Number of cores used per op.
FLOPs and utilization analysis.
Charts showing runtime distribution per operation category.
Identify runtime bottlenecks or underutilized operations.
Toggle Matmul Optimization Analysis for hints about suboptimal matrix ops.

Use this tab to:
Optimize kernel configurations.
Increase parallelism.
Understand memory and compute utilization in detail.
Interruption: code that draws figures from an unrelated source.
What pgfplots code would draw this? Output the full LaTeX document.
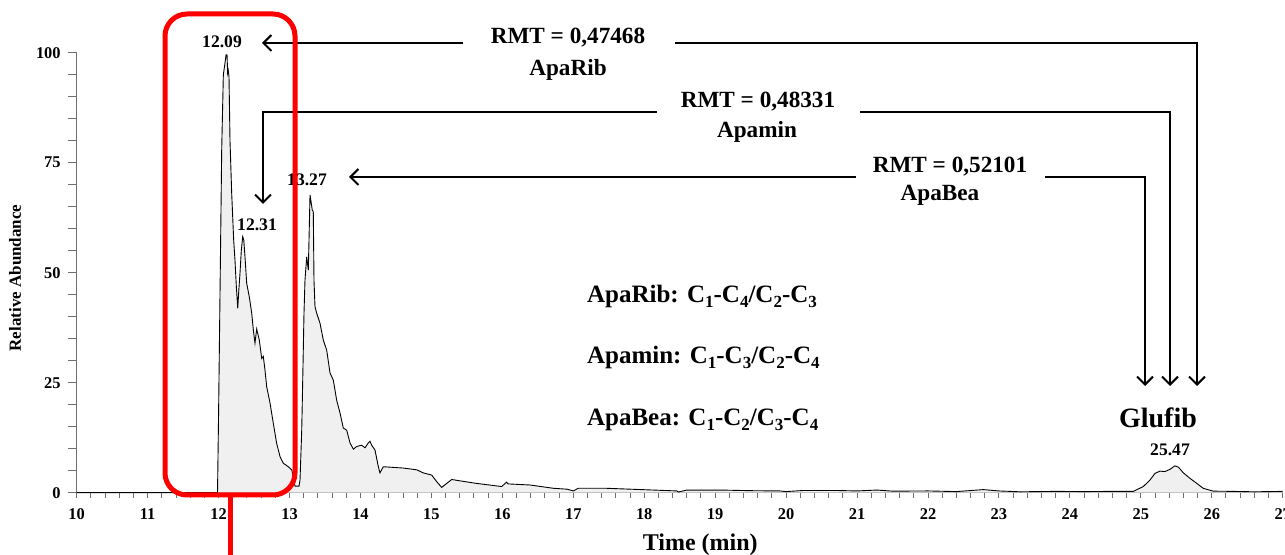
\documentclass[border=0pt]{standalone}
\usepackage{fontspec}
\setmainfont{Liberation Serif}
\usepackage{pgfplots}
\pgfplotsset{compat=1.18}
\usepackage{pgfplotstable}
\usetikzlibrary{arrows.meta}
\definecolor{fillgray}{HTML}{F0F0F0}
\definecolor{axgray}{HTML}{6E6E6E}

\pgfplotstableread{
t v
10.00 0
11.50 0
11.985 0
12.00 18
12.02 45
12.044 78
12.067 95
12.09 97.6
12.105 99.5
12.119 99.5
12.128 95.3
12.137 96
12.147 94.5
12.161 80
12.185 68
12.213 57.4
12.231 52.9
12.25 47
12.27 41.9
12.285 46
12.302 49.9
12.32 55
12.34 58.2
12.355 57.5
12.375 53
12.396 47.6
12.433 44.5
12.467 40.8
12.49 37
12.513 34
12.537 37.2
12.574 34.7
12.608 30.5
12.63 31
12.654 27.9
12.678 24.1
12.725 20.4
12.771 15.8
12.819 11.2
12.866 8.2
12.912 6.7
12.983 5.9
13.031 5.2
13.053 3.6
13.077 1.5
13.134 1.5
13.148 2.9
13.172 14.2
13.186 25.6
13.204 40.8
13.218 48.3
13.242 53.6
13.265 50.6
13.289 67.7
13.30 66.5
13.321 64.2
13.335 63.9
13.345 48.3
13.359 42.3
13.383 40.8
13.43 38.5
13.476 34.7
13.524 32.4
13.571 27.2
13.617 25.6
13.665 21
13.712 18.1
13.758 14.7
13.806 14.2
13.853 11.3
13.9 9.9
13.947 10.5
14.017 10.8
14.064 10.2
14.11 11.3
14.134 11.7
14.158 10.8
14.205 9.7
14.252 5.9
14.275 4.5
14.322 5.9
14.416 5.8
14.604 5.6
14.793 5.2
14.886 4.5
15.004 4.0
15.075 2.5
15.145 1.2
15.286 3.0
15.4 2.7
15.64 2.1
15.99 1.4
16.06 2.4
16.08 2.0
16.39 1.75
16.72 1.0
16.91 0.8
17.0 0.4
17.07 1.0
17.47 1.0
18.13 0.6
18.46 0.4
18.48 0.15
18.6 0.6
19.07 0.6
19.54 0.45
19.91 0.4
20.0 0.25
20.24 0.5
20.71 0.5
21.0 0.4
21.28 0.6
21.5 0.35
22.0 0.4
22.4 0.25
22.78 0.7
23.0 0.4
23.3 0.2
23.8 0.3
24.2 0.25
24.6 0.3
24.894 0.3
25.035 1.4
25.13 2.9
25.2 4.4
25.27 4.9
25.34 4.8
25.41 5.3
25.48 6.1
25.53 5.8
25.6 4.5
25.69 3.3
25.79 2.1
25.88 1.0
26.02 0.35
26.3 0.3
26.6 0.2
27.0 0.3
}\chrom

\newcommand{\sub}[1]{\raisebox{-0.45ex}{\fontsize{8.5}{9}\selectfont #1}}

\begin{document}
\begin{tikzpicture}[font=\bfseries,
  pix/.style={x=0.5pt,y=-0.5pt,shift={(-38.35pt,246.35pt)}},
  arr/.style={line width=1pt,-{Straight Barb[length=4pt,width=8pt]}}]
\begin{axis}[
  at={(0,0)}, anchor=south west,
  width=603pt, height=220pt, scale only axis,
  xmin=10, xmax=27, ymin=0, ymax=100,
  axis lines*=left,
  axis line style={draw=axgray, line width=0.6pt},
  xtick distance=1, ytick={0,25,50,75,100},
  minor x tick num=4, minor y tick num=4,
  tick align=outside,
  major tick length=4.5pt, minor tick length=4.5pt,
  tick style={axgray, line width=0.5pt},
  every x tick/.append style={/pgfplots/major tick length=2.5pt, /pgfplots/minor tick length=2.5pt},
  ticklabel style={font=\bfseries\fontsize{8.2}{9}\selectfont},
  /pgf/number format/assume math mode=true,
  xlabel={Time (min)}, ylabel={Relative Abundance},
  xlabel style={font=\bfseries\fontsize{12}{14}\selectfont, at={(axis description cs:0.517,-0.119)}, anchor=center},
  ylabel style={font=\bfseries\fontsize{8.5}{10}\selectfont, at={(axis description cs:-0.0512,0.488)}, anchor=center},
  clip=false,
]
\addplot[fill=fillgray, draw=none] table[x=t,y=v] {\chrom} \closedcycle;
\addplot[black, line width=0.45pt] table[x=t,y=v] {\chrom};
\end{axis}
\begin{scope}[pix]
  % peak labels
  \node[font=\bfseries\fontsize{8.8}{10}\selectfont] at (222,42) {12.09};
  \node[font=\bfseries\fontsize{8.8}{10}\selectfont] at (257,225) {12.31};
  \node[font=\bfseries\fontsize{8.8}{10}\selectfont] at (307,180) {13.27};
  \node[font=\bfseries\fontsize{8.8}{10}\selectfont] at (1170,450) {25.47};
  \node[font=\bfseries\fontsize{14}{16}\selectfont] at (1158,418) {Glufib};
  % RMT labels
  \node[font=\bfseries\fontsize{11.6}{13}\selectfont] at (568,38) {RMT = 0,47468};
  \node[font=\bfseries\fontsize{11.6}{13}\selectfont] at (568,70) {ApaRib};
  \node[font=\bfseries\fontsize{11.6}{13}\selectfont] at (758,102) {RMT = 0,48331};
  \node[font=\bfseries\fontsize{11.6}{13}\selectfont] at (757,132) {Apamin};
  \node[font=\bfseries\fontsize{11.6}{13}\selectfont] at (950,167) {RMT = 0,52101};
  \node[font=\bfseries\fontsize{11.6}{13}\selectfont] at (940,195) {ApaBea};
  % formulas
  \node[anchor=west, font=\bfseries\fontsize{12.5}{15}\selectfont] at (580,296) {ApaRib: C\sub{1}-C\sub{4}/C\sub{2}-C\sub{3}};
  \node[anchor=west, font=\bfseries\fontsize{12.5}{15}\selectfont] at (580,357) {Apamin: C\sub{1}-C\sub{3}/C\sub{2}-C\sub{4}};
  \node[anchor=west, font=\bfseries\fontsize{12.5}{15}\selectfont] at (580,420) {ApaBea: C\sub{1}-C\sub{2}/C\sub{3}-C\sub{4}};
  % arrows
  \draw[arr] (463,43) -- (262,43);
  \draw[arr] (675,43) -- (1197,43) -- (1197,386);
  \draw[arr] (657,112) -- (263,112) -- (263,204);
  \draw[arr] (860,112) -- (1170,112) -- (1170,386);
  \draw[arr] (856,177) -- (349,177);
  \draw[arr] (1045,177) -- (1145,177) -- (1145,386);
  % red highlight
  \draw[red, line width=2.5pt, rounded corners=11pt] (165,14) rectangle (295,495);
  \draw[red, line width=2.5pt] (230.5,495) -- (230.5,560);
\end{scope}
\pgfresetboundingbox
\begin{scope}[pix]
  \path[use as bounding box] (0,0) rectangle (1285,555);
\end{scope}
\end{tikzpicture}
\end{document}
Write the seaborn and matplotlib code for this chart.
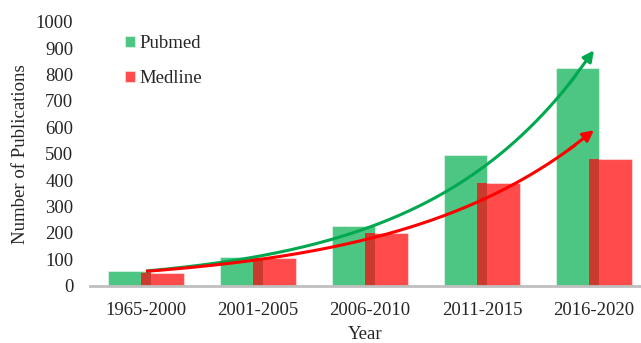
import numpy as np
import pandas as pd
import matplotlib
matplotlib.use("Agg")
import matplotlib.pyplot as plt
import seaborn as sns
from matplotlib.patches import Rectangle

periods = ["1965-2000", "2001-2005", "2006-2010", "2011-2015", "2016-2020"]
pubmed = [55, 108, 225, 495, 825]
medline = [47, 105, 200, 388, 480]
yticks = [0, 100, 200, 300, 400, 500, 600, 700, 800, 900, 1000]

df = pd.DataFrame({
    "Year": periods * 2,
    "Count": pubmed + medline,
    "Source": ["Pubmed"] * len(periods) + ["Medline"] * len(periods),
})

sns.set_theme(style="white")
plt.rcParams["font.family"] = ["Liberation Serif", "DejaVu Serif"]

W, H = 641, 343
fig = plt.figure(figsize=(W / 100, H / 100), dpi=100)
ax = fig.add_axes([90 / W, 1 - 285.7 / H, (W - 90) / W, (285.7 - 21.7) / H])

green = "#4DC684"
red = "#FF4B4B"
overlap = "#C93B2C"

sns.barplot(data=df, x="Year", y="Count", hue="Source", order=periods,
            hue_order=["Pubmed", "Medline"], palette=[green, red],
            width=0.59, dodge=True, ax=ax, saturation=1, legend=True,
            edgecolor=(1, 1, 1, 0.45), linewidth=0.8)

# widen bars so they overlap
bars = [p for p in ax.patches if isinstance(p, Rectangle) and p.get_height() > 0]
new_w = 0.388
for p in bars:
    c = p.get_x() + p.get_width() / 2
    p.set_x(c - new_w / 2)
    p.set_width(new_w)

n = len(periods)
gbars = sorted(bars[:n], key=lambda p: p.get_x())
rbars = sorted(bars[n:2 * n], key=lambda p: p.get_x())
for g, r in zip(gbars, rbars):
    x0 = r.get_x()
    x1 = g.get_x() + g.get_width()
    h = min(g.get_height(), r.get_height())
    ax.add_patch(Rectangle((x0, 0), x1 - x0, h, facecolor=overlap,
                           edgecolor="none", zorder=r.get_zorder() + 0.1))

# exponential trendlines
xs = np.arange(n)
xx = np.linspace(0, n - 1, 200)
for vals, col in [(pubmed, "#00A84F"), (medline, "#FF0000")]:
    b, a = np.polyfit(xs, np.log(vals), 1)
    yy = np.exp(a + b * xx)
    ax.plot(xx[:-8], yy[:-8], color=col, lw=2.2, zorder=5, solid_capstyle="butt")
    ax.annotate("", xy=(xx[-1], yy[-1]), xytext=(xx[-12], yy[-12]),
                arrowprops=dict(arrowstyle="-|>", color=col, lw=2.2,
                                mutation_scale=16, shrinkA=0, shrinkB=0),
                zorder=6)

ax.set_xlim(-0.5, 4.42)
ax.set_ylim(0, 1000)
ax.set_yticks(yticks)
ax.set_yticklabels([str(t) for t in yticks])
ax.tick_params(axis="both", length=0, labelsize=13.5, colors="#262626")
ax.tick_params(axis="y", pad=12)
ax.tick_params(axis="x", pad=12)

for s in ["top", "right", "left"]:
    ax.spines[s].set_visible(False)
ax.spines["bottom"].set_color("#BFBFBF")
ax.spines["bottom"].set_linewidth(2)

ax.set_xlabel("Year", fontsize=13.5, color="#262626", labelpad=5)
ax.set_ylabel("Number of Publications", fontsize=13.5, color="#262626", labelpad=5)

leg = ax.legend(loc="upper left", bbox_to_anchor=(125 / W, 1 - 35 / H),
                bbox_transform=fig.transFigure, frameon=False, fontsize=13.5,
                borderpad=0, borderaxespad=0, labelspacing=0.97,
                handlelength=0.55, handleheight=0.5, handletextpad=0.2)
for t in leg.get_texts():
    t.set_color("#262626")

fig.savefig("out.png", dpi=100)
Visualize performance on graphs.

[NOTE] A comprehensive performance report analysis guide can be found in the official tt-perf-report repository.
Recap
To summarize:
-
Build tt-metal:
./build_metal.sh
-
Install and Launch TTNN Visualizer:
pip install ttnn-visualizer ttnn-visualizer
-
Generate Profiling Data:
Memory Report: Use
pytestwith configPerformance Report: Use
tracy
Upload Report Directories to the visualizer
-
Explore Model Details using:
Operations: See execution flow and memory per operation
Tensors: Inspect data types, layout, and sharding
Buffers: Analyze memory allocation
Graph: Visualize the model’s structure
Performance: Find and fix performance bottlenecks
TT-NN Visualizer gives you everything you need to deeply understand your model’s interaction with the hardware — and where it can be improved.